Adjoint au chef du Service de santé des gens de mer en septembre 1945, il embarqua en octobre 1948 sur le porte-avions Arromanches avec lequel il fit une campagne de deux ans en Indochine. 

Médecin en chef de 2e classe en janvier 1951, il servit à Paris au Service historique de la Marine. Médecin en chef de 1e classe en juillet 1957, il quitta le service actif en septembre 1969 et devint alors chef du Service des Études au Musée de la Marine. 

Une vocation d’historien née pendant les jours tragiques de Dunkerque amena Hervé Cras à publier, sous son nom ou sous le pseudonyme de Jacques Mordal, une œuvre considérable consacrée en majeure partie à la seconde guerre mondiale, dans laquelle la sûreté d'une information puisée aux meilleures sources s'allie à une grande objectivité et à un style très vivant. 

Parmi ses travaux, il faut citer : La 2° division de contre-torpilleurs à Dunkerque (1942), La campagne de Norvège (1949), A la poursuite du Bismarck, La bataille de Dunkerque (1948), Bir Hakeim (1951), La Bataille de Casablanca, Les Canadiens à Dieppe (1952), Marine Indochine (1953), Les forces maritimes du Nord (1955), La marine à l'épreuve (1956), La Marine française pendant la seconde guerre mondiale (1958 avec l'amiral Auphan), L'armistice de juin 1940 et la crise franco-britannique 1959), Narvik (1960), La guerre a commencé en Pologne (1968), Versailles ou la paix impossible (1970). 

Il s'est aussi intéressé à des périodes plus anciennes dans Connaissez-vous Jean Bart ? (1956), Vingt-cinq siècles de guerre sur mer (1959), La marine en bois (1978 avec L. M. Bayle). 
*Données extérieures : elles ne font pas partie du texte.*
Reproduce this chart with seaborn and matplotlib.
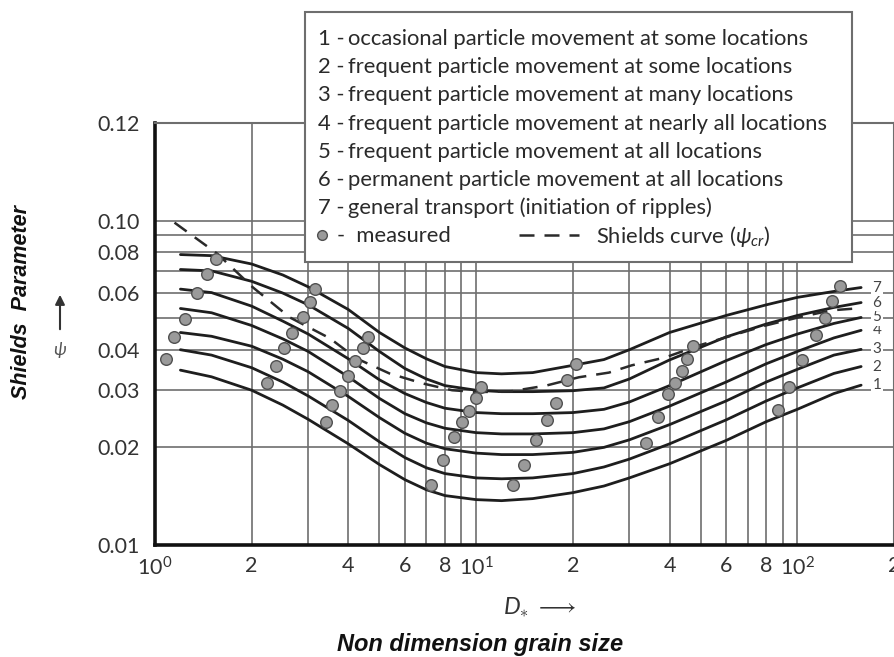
import numpy as np
import pandas as pd
import matplotlib
matplotlib.use("Agg")
import matplotlib.pyplot as plt
import seaborn as sns
from matplotlib.patches import Rectangle, FancyArrowPatch
from matplotlib.lines import Line2D
from matplotlib.ticker import FixedLocator, NullFormatter

# ---------------- data ----------------
D_GRID = [1.2, 1.5, 2, 2.5, 3, 4, 5, 6, 7, 8, 10, 12, 15, 20, 25, 30, 40, 60, 80, 100, 130, 158]

CURVE_1 = [0.0346, 0.0330, 0.0300, 0.0270, 0.0244, 0.0205, 0.0177, 0.0159, 0.0148, 0.0142, 0.0138,
           0.0137, 0.0139, 0.0145, 0.0152, 0.0161, 0.0178, 0.0210, 0.0240, 0.0262, 0.0293, 0.0311]
CURVE_2 = [0.0400, 0.0385, 0.0352, 0.0318, 0.0288, 0.0242, 0.0208, 0.0186, 0.0173, 0.0166, 0.0161,
           0.0160, 0.0161, 0.0166, 0.0174, 0.0184, 0.0205, 0.0243, 0.0278, 0.0305, 0.0338, 0.0355]
CURVE_3 = [0.0452, 0.0440, 0.0410, 0.0374, 0.0342, 0.0287, 0.0247, 0.0221, 0.0206, 0.0198, 0.0192,
           0.0190, 0.0190, 0.0193, 0.0200, 0.0211, 0.0235, 0.0278, 0.0318, 0.0348, 0.0385, 0.0401]
CURVE_4 = [0.0536, 0.0520, 0.0475, 0.0432, 0.0395, 0.0330, 0.0283, 0.0254, 0.0238, 0.0229, 0.0222,
           0.0220, 0.0220, 0.0222, 0.0228, 0.0240, 0.0268, 0.0318, 0.0362, 0.0395, 0.0435, 0.0459]
CURVE_5 = [0.0615, 0.0600, 0.0545, 0.0490, 0.0447, 0.0375, 0.0323, 0.0293, 0.0275, 0.0264, 0.0256,
           0.0254, 0.0254, 0.0256, 0.0262, 0.0276, 0.0310, 0.0370, 0.0415, 0.0447, 0.0482, 0.0503]
CURVE_6 = [0.0707, 0.0700, 0.0650, 0.0598, 0.0550, 0.0465, 0.0395, 0.0350, 0.0325, 0.0310, 0.0300,
           0.0297, 0.0297, 0.0299, 0.0305, 0.0325, 0.0372, 0.0438, 0.0480, 0.0510, 0.0540, 0.0559]
CURVE_7 = [0.0786, 0.0780, 0.0735, 0.0680, 0.0625, 0.0532, 0.0452, 0.0405, 0.0375, 0.0355, 0.0340,
           0.0337, 0.0340, 0.0358, 0.0373, 0.0400, 0.0452, 0.0510, 0.0550, 0.0580, 0.0605, 0.0622]
CURVE_NAMES = ["1", "2", "3", "4", "5", "6", "7"]

SHIELDS_D = [1.15, 1.56, 2.02, 2.63, 3.5, 4.24, 5.37, 6.8, 8.42, 10.2, 12.9, 16.5, 20.9, 25.9,
             30.5, 38.9, 49.3, 62.4, 79.6, 100.7, 127.5, 152]
SHIELDS_PSI = [0.0986, 0.0792, 0.0622, 0.0503, 0.0434, 0.0376, 0.0338, 0.0315, 0.0300, 0.0296,
               0.0298, 0.0310, 0.0329, 0.0340, 0.0358, 0.0379, 0.0412, 0.0442, 0.0475, 0.0503,
               0.0529, 0.0536]

MEAS_D = [1.08, 1.15, 1.24, 1.35, 1.45, 1.55,
          2.24, 2.38, 2.52, 2.68, 2.88, 3.03, 3.16,
          3.40, 3.57, 3.78, 3.98, 4.21, 4.43, 4.59,
          7.25, 7.90, 8.55, 9.05, 9.51, 10.0, 10.36,
          13.0, 14.1, 15.4, 16.6, 17.7, 19.2, 20.4,
          33.7, 36.8, 39.7, 41.5, 43.6, 45.2, 47.2,
          87.3, 94.4, 103.6, 114.6, 122.2, 128.5, 136.0]
MEAS_PSI = [0.0374, 0.0437, 0.0496, 0.0600, 0.0687, 0.0759,
            0.0315, 0.0356, 0.0404, 0.0449, 0.0503, 0.0560, 0.0614,
            0.0239, 0.0270, 0.0298, 0.0331, 0.0368, 0.0404, 0.0439,
            0.0153, 0.0183, 0.0215, 0.0239, 0.0258, 0.0283, 0.0306,
            0.0153, 0.0176, 0.0210, 0.0243, 0.0274, 0.0322, 0.0361,
            0.0206, 0.0248, 0.0292, 0.0315, 0.0343, 0.0374, 0.0412,
            0.0260, 0.0308, 0.0371, 0.0443, 0.0500, 0.0564, 0.0631]

Y_TICKS = [0.01, 0.02, 0.03, 0.04, 0.06, 0.08, 0.10, 0.2]
Y_TICKLABELS = ["0.01", "0.02", "0.03", "0.04", "0.06", "0.08", "0.10", "0.12"]
Y_MINOR = [0.05, 0.07, 0.09]
X_TICKS = [1, 2, 4, 6, 8, 10, 20, 40, 60, 80, 100, 200]
X_TICKLABELS = [r"$\mathregular{10^0}$", "2", "4", "6", "8", r"$\mathregular{10^1}$",
                "2", "4", "6", "8", r"$\mathregular{10^2}$", "2"]
X_MINOR = [3, 5, 7, 9, 30, 50, 70, 90]

LEGEND_NUMS = ["1 -", "2 -", "3 -", "4 -", "5 -", "6 -", "7 -"]
LEGEND_TEXTS = ["occasional particle movement at some locations",
                "frequent particle movement at some locations",
                "frequent particle movement at many locations",
                "frequent particle movement at nearly all locations",
                "frequent particle movement at all locations",
                "permanent particle movement at all locations",
                "general transport (initiation of ripples)"]

# ---------------- style ----------------
sns.set_theme(style="white")
plt.rcParams["font.family"] = ["Lato", "DejaVu Sans"]
plt.rcParams["mathtext.fontset"] = "custom"
plt.rcParams["mathtext.rm"] = "Lato"
plt.rcParams["mathtext.it"] = "Lato:italic"

W, H = 894, 657
fig = plt.figure(figsize=(W / 100, H / 100), dpi=100)
fig.patch.set_facecolor("white")
ax = fig.add_axes([155 / W, (H - 545) / H, (894 - 155) / W, (545 - 123) / H])

curves = [CURVE_1, CURVE_2, CURVE_3, CURVE_4, CURVE_5, CURVE_6, CURVE_7]
df = pd.DataFrame({
    "D": np.tile(D_GRID, len(curves)),
    "psi": np.concatenate(curves),
    "curve": np.repeat(CURVE_NAMES, len(D_GRID)),
})
shields = pd.DataFrame({"D": SHIELDS_D, "psi": SHIELDS_PSI})
meas = pd.DataFrame({"D": MEAS_D, "psi": MEAS_PSI})

ax.set_xscale("log")
ax.set_yscale("log")

sns.lineplot(data=df, x="D", y="psi", hue="curve", palette=["#1e1e1e"] * 7,
             estimator=None, sort=False, legend=False, lw=2.0, ax=ax, zorder=3)
sns.lineplot(data=shields, x="D", y="psi", color="#2a2a2a", estimator=None, sort=False,
             lw=1.8, ax=ax, zorder=3, dashes=False)
ax.lines[-1].set_dashes([6, 4])
sns.scatterplot(data=meas, x="D", y="psi", s=70, color="#9a9a9a", edgecolor="#505050",
                linewidth=1.0, ax=ax, zorder=4)

ax.set_xlim(1, 200)
ax.set_ylim(0.01, 0.2)
ax.set_xticks(X_TICKS)
ax.set_xticklabels(X_TICKLABELS)
ax.xaxis.set_minor_locator(FixedLocator(X_MINOR))
ax.xaxis.set_minor_formatter(NullFormatter())
ax.set_yticks(Y_TICKS)
ax.set_yticklabels(Y_TICKLABELS)
ax.yaxis.set_minor_locator(FixedLocator(Y_MINOR))
ax.yaxis.set_minor_formatter(NullFormatter())
ax.grid(True, which="both", color="#6e6e6e", lw=1.2)
ax.set_axisbelow(True)
ax.tick_params(which="both", length=0)
ax.tick_params(axis="x", pad=8, labelsize=15.5, labelcolor="#333333")
ax.tick_params(axis="y", pad=11, labelsize=15.5, labelcolor="#333333")
ax.set_xlabel("")
ax.set_ylabel("")
for s in ["left", "bottom"]:
    ax.spines[s].set_color("#111111")
    ax.spines[s].set_linewidth(2.6)
for s in ["top", "right"]:
    ax.spines[s].set_color("#6e6e6e")
    ax.spines[s].set_linewidth(1.5)

# curve numbers at the right ends
for name, c in zip(CURVE_NAMES, curves):
    ax.text(177, c[-1], name, ha="center", va="center", fontsize=11, color="#444444",
            zorder=5, bbox=dict(fc="white", ec="none", pad=1.0))

# axis titles
fig.text(540 / W, 1 - 607 / H, r"$D_{\ast}$ $\longrightarrow$", ha="center", va="center",
         fontsize=17, color="#333333")
fig.text(480 / W, 1 - 645 / H, "Non dimension grain size", ha="center", va="center",
         fontsize=17, fontweight="bold", fontstyle="italic",
         family=["Liberation Sans", "DejaVu Sans"], color="#111111")
fig.text(22 / W, 1 - 302 / H, "Shields  Parameter", ha="center", va="center", rotation=90,
         fontsize=15.5, fontweight="bold", fontstyle="italic",
         family=["Liberation Sans", "DejaVu Sans"], color="#111111")
fig.add_artist(FancyArrowPatch((60 / W, 1 - 332 / H), (60 / W, 1 - 292 / H),
                               transform=fig.transFigure, arrowstyle="-|>",
                               mutation_scale=14, color="#333333", lw=1.5))
fig.text(60 / W, 1 - 350 / H, r"$\psi$", ha="center", va="center", fontsize=13,
         color="#555555")

# legend box
fig.add_artist(Rectangle((305 / W, 1 - 262 / H), (852 - 305) / W, (262 - 12) / H,
                         transform=fig.transFigure, fc="white", ec="#6e6e6e", lw=1.5,
                         zorder=5))
FS = 15.8
row_y = [39 + 28.2 * i for i in range(8)]
for i, (n, t) in enumerate(zip(LEGEND_NUMS, LEGEND_TEXTS)):
    fig.text(318 / W, 1 - row_y[i] / H, n, ha="left", va="center", fontsize=FS,
             color="#2a2a2a", zorder=6)
    fig.text(348 / W, 1 - row_y[i] / H, t, ha="left", va="center", fontsize=FS,
             color="#2a2a2a", zorder=6)

h_meas = Line2D([], [], marker="o", ls="none", markersize=7, markerfacecolor="#9a9a9a",
                markeredgecolor="#505050")
leg1 = fig.legend([h_meas], ["-  measured"], loc="center left",
                  bbox_to_anchor=(314 / W, 1 - row_y[7] / H), frameon=False,
                  handlelength=0.7, handletextpad=0.35, fontsize=FS, borderpad=0,
                  borderaxespad=0)
leg1.set_zorder(7)
h_sh = Line2D([], [], color="#2a2a2a", lw=1.8, dashes=[6, 4])
leg2 = fig.legend([h_sh], [r"Shields curve ($\psi_{cr}$)"], loc="center left",
                  bbox_to_anchor=(519 / W, 1 - row_y[7] / H), frameon=False,
                  handlelength=2.75, handletextpad=0.75, fontsize=FS, borderpad=0,
                  borderaxespad=0)
leg2.set_zorder(7)
for leg in (leg1, leg2):
    for t in leg.get_texts():
        t.set_color("#2a2a2a")

fig.savefig("out.png", dpi=100, facecolor="white")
Historien de réputation internationale, titulaire du prix Gobert de l'Académie française, du grand prix de l'Académie de marine, membre de l'Institut d'études stratégiques de Londres et de l'Académie de marine allemande, Hervé Cras est également l'auteur de très nombreux articles parus dans la Revue des Deux mondes, la Revue maritime, la Revue de Défense nationale, la Revue historique de l'armée, les Écrits de Paris, etc. 

Il est mort à Paris le 2 novembre 1980 au moment où il achevait un gros ouvrage sur l'amiral Darlan.